NIESR Press Note – A Balanced Budget approach to the Risks posed by Brexit
*FOR IMMEDIATE RELEASE*
Dr. Garry Young, Director of Macroeconomic Modelling and Forecasting and Amit Kara, Head of UK Macroeconomic Forecasting have issued the following statement reacting to today’s Budget announcement:
GDP growth averages only 1.4% over the next 5 years according to the OBR’s new forecast. This is a cautious forecast that is below NIESR’s latest projections that were published in early-November. Like us, the OBR has revised its real GDP growth forecast to lower levels because of downward revisions to potential productivity growth. On these forecasts, UK economic growth will continue to lag behind the OECD, as we pointed out in our November Review.
There are risks to either side of the output forecast. The uncertainty around Brexit presents the most important downside near term risk to the economy, particularly in the event of an exit involving a sudden stop, while the judgments on productivity and employment are likely to represent the most significant upside risk to productivity, as well as the prospects for a sustained world recovery.

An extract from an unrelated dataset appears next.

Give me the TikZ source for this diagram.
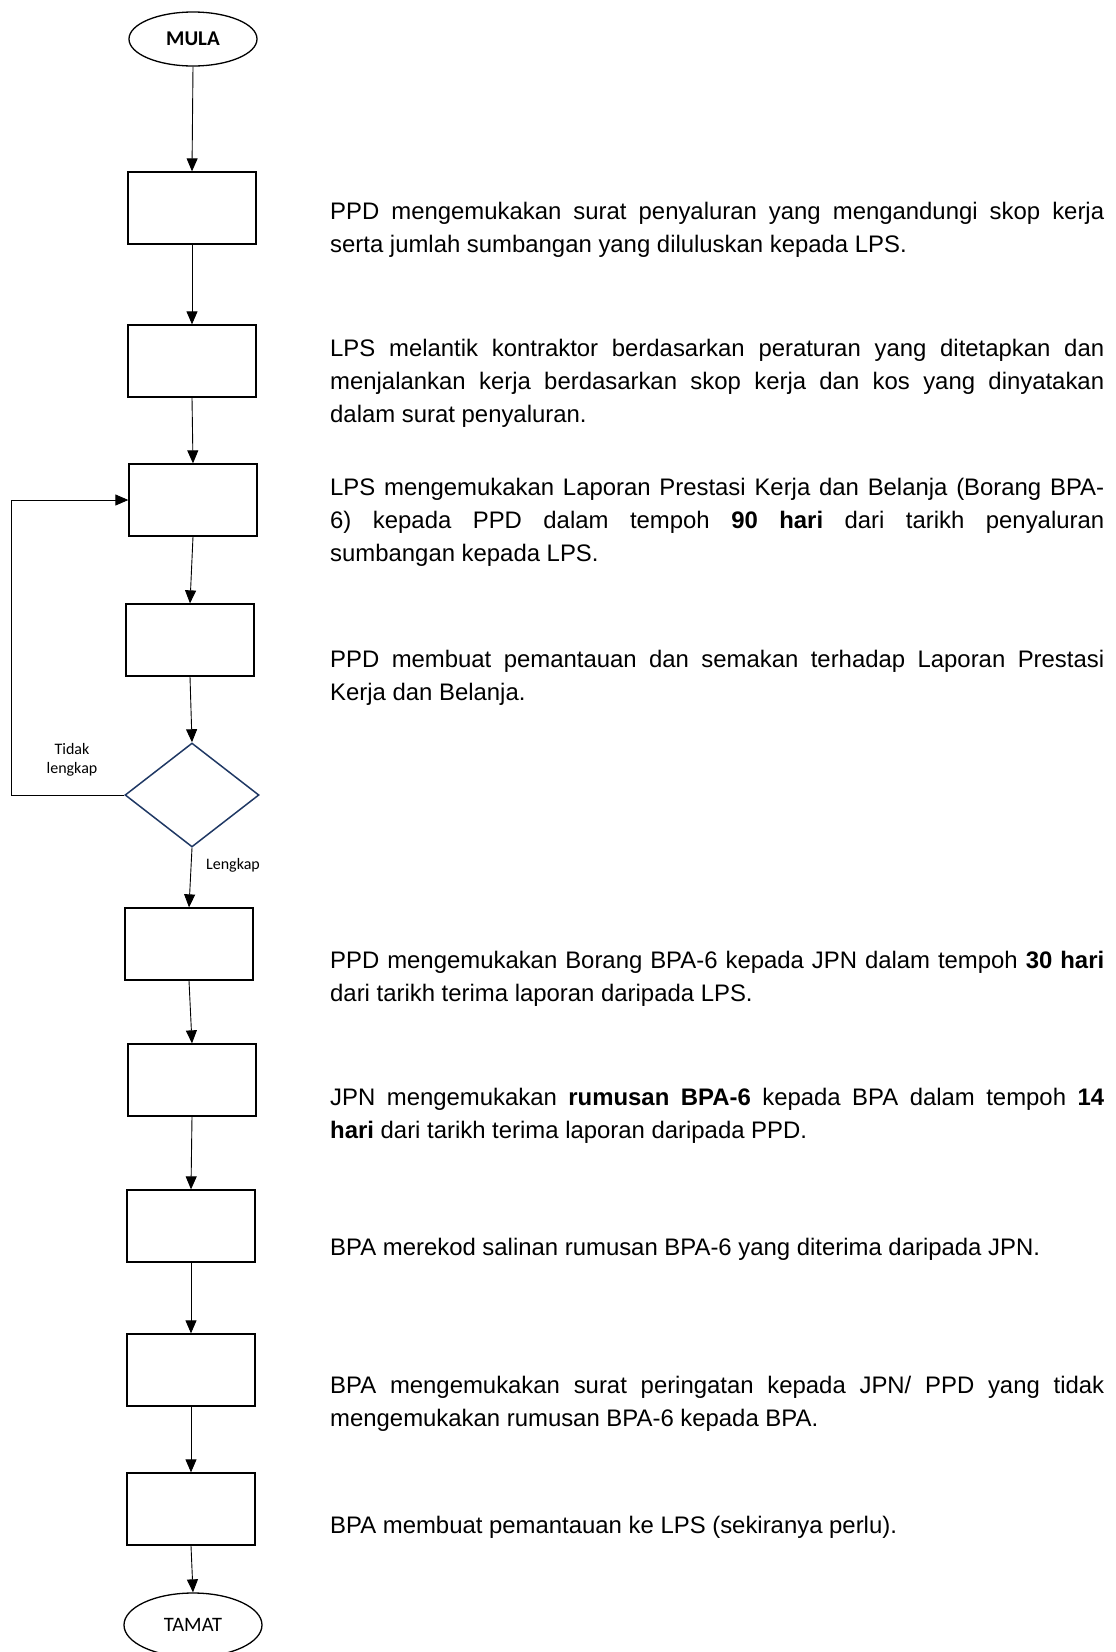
\documentclass[tikz,border=0pt]{standalone}
\usepackage{fontspec}
\setmainfont{Liberation Sans}
\newfontfamily\calib{Carlito}
\usetikzlibrary{shapes.geometric,arrows.meta}
\definecolor{navy}{RGB}{31,56,100}
\hyphenpenalty=10000
\exhyphenpenalty=10000
\hbadness=10000
\begin{document}
\begin{tikzpicture}[x=1pt,y=-1pt,
  stepbox/.style={draw, line width=1.3pt, minimum width=128pt, minimum height=72pt, inner sep=0pt},
  term/.style={draw, ellipse, line width=1.3pt, inner sep=0pt, font=\calib\fontsize{20.5}{24}\selectfont},
  dec/.style={draw=navy, diamond, line width=1.5pt, minimum width=134pt, minimum height=104pt, inner sep=0pt},
  arr/.style={-{Triangle[length=13pt,width=11pt]}, line width=0.9pt},
  desc/.style={anchor=base west, text width=774pt, align=justify, inner sep=0pt,
    font=\fontsize{23.9}{33}\selectfont},
  lbl/.style={inner sep=0pt, align=center, font=\calib\fontsize{16}{19}\selectfont}]
\useasboundingbox (0,0) rectangle (1116,1652);

% flow nodes
\node[term, font=\calib\bfseries\fontsize{21}{24}\selectfont, minimum width=128pt, minimum height=54pt] (mula) at (193,39) {MULA};
\node[stepbox] (b1) at (192,208) {};
\node[stepbox] (b2) at (192,361) {};
\node[stepbox] (b3) at (193,500) {};
\node[stepbox] (b4) at (190,640) {};
\node[dec] (d) at (192,795) {};
\node[stepbox] (b5) at (189,944) {};
\node[stepbox] (b6) at (192,1080) {};
\node[stepbox] (b7) at (191,1226) {};
\node[stepbox] (b8) at (191,1370) {};
\node[stepbox] (b9) at (191,1509) {};
\node[term, minimum width=138pt, minimum height=64pt] (tamat) at (193,1625) {TAMAT};

% connectors
\draw[arr] (mula.south) -- (b1.north);
\draw[arr] (b1.south) -- (b2.north);
\draw[arr] (b2.south) -- (b3.north);
\draw[arr] (b3.south) -- (b4.north);
\draw[arr] (b4.south) -- (d.north);
\draw[arr] (d.south) -- (b5.north);
\draw[arr] (b5.south) -- (b6.north);
\draw[arr] (b6.south) -- (b7.north);
\draw[arr] (b7.south) -- (b8.north);
\draw[arr] (b8.south) -- (b9.north);
\draw[arr] (b9.south) -- (tamat.north);
\coordinate (loopx) at (11,795);
\draw[arr] (d.west) -- (loopx) |- (b3.west);

\node[lbl] (tl) at (72,760) {Tidak\\lengkap};
\node[lbl] (lk) at (233,865) {Lengkap};

% descriptions
\node[desc] (t1) at (330,219) {PPD mengemukakan surat penyaluran yang mengandungi skop kerja\linebreak serta jumlah sumbangan yang diluluskan kepada LPS.};
\node[desc] (t2) at (330,356) {LPS melantik kontraktor berdasarkan peraturan yang ditetapkan dan\linebreak menjalankan kerja berdasarkan skop kerja dan kos yang dinyatakan\linebreak dalam surat penyaluran.};
\node[desc] (t3) at (330,495) {LPS mengemukakan Laporan Prestasi Kerja dan Belanja (Borang BPA-\linebreak 6) kepada PPD dalam tempoh \textbf{90 hari} dari tarikh penyaluran\linebreak sumbangan kepada LPS.};
\node[desc] (t4) at (330,667) {PPD membuat pemantauan dan semakan terhadap Laporan Prestasi\linebreak Kerja dan Belanja.};
\node[desc] (t5) at (330,968) {PPD mengemukakan Borang BPA-6 kepada JPN dalam tempoh \textbf{30 hari}\linebreak dari tarikh terima laporan daripada LPS.};
\node[desc] (t6) at (330,1105) {JPN mengemukakan \textbf{rumusan BPA-6} kepada BPA dalam tempoh \textbf{14}\linebreak \textbf{hari} dari tarikh terima laporan daripada PPD.};
\node[desc] (t7) at (330,1255) {BPA merekod salinan rumusan BPA-6 yang diterima daripada JPN.};
\node[desc] (t8) at (330,1393) {BPA mengemukakan surat peringatan kepada JPN/ PPD yang tidak\linebreak mengemukakan rumusan BPA-6 kepada BPA.};
\node[desc] (t9) at (330,1533) {BPA membuat pemantauan ke LPS (sekiranya perlu).};
\end{tikzpicture}
\end{document}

The projections for the fiscal deficit had deteriorated significantly since March. This revision is in spite of better-than-expected recent outturns and because of weaker GDP growth prospects and some modest relaxation of fiscal consolidation. As a result, around half of the fiscal headroom that was available to the government under the ‘fiscal mandate’, which requires the government to achieve a structural deficit below 2 per cent by 2020-21, has been wiped out. Even so, the Chancellor has maintained a relatively tight fiscal position by resisting the temptation to use up all the space afforded by this fiscal rule. We think this is a prudent and sensible response to the risks posed by Brexit uncertainty.
The outlook for net debt is roughly the same as in March as the effect of higher borrowing has been offset by fresh plans to sell RBS shares and also because of a change in the treatment of housing associations in the data.